NEW YORK — Cheap gas prices and a stronger economy have a dark side — they helped to lead to the greatest number of traffic deaths since 2008 last year.
The National Highway Traffic Safety Administration reported that an estimated 35,200 died on U.S. roads in 2015, up nearly 8% from the previous year. The biggest reason for the jump is an increase in miles driven.
“As the economy has improved and gas prices have fallen, more Americans are driving more miles,” said NHTSA Administrator Mark Rosekind in explaining the increase.
But the rate of fatal accidents also crept up slightly, to 1.12 fatalities per 100 million miles driven, up from 1.08 the year before.
The overwhelming cause of the accidents was driver error, according to Rosekind.

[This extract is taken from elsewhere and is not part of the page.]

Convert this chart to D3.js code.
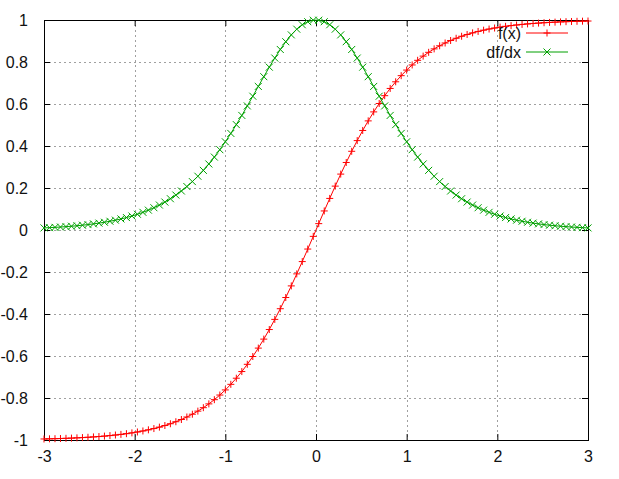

He said 94% of the deaths could be blamed on the driver rather than road conditions or a problem with the car’s equipment. While drunk driving remains a cause of close to one-third of traffic fatalities, the overwhelming majority involve drivers who are not physically impaired. The biggest increase in deaths was a 10% jump in fatal accidents involving a driver age 15 to 20.
NHTSA said its agreement reached in March with most major automakers to have automatic braking systems be standard on cars by 2022 will go a long way to reduce traffic deaths.
“This safety technology could prevent thousands of crashes every year,” said Rosekind.
The report comes in the wake of a report of the first traffic fatality involving a driver using automatic driving features, this one on a Tesla Model S. It has yet to be determined who was responsible for that accident.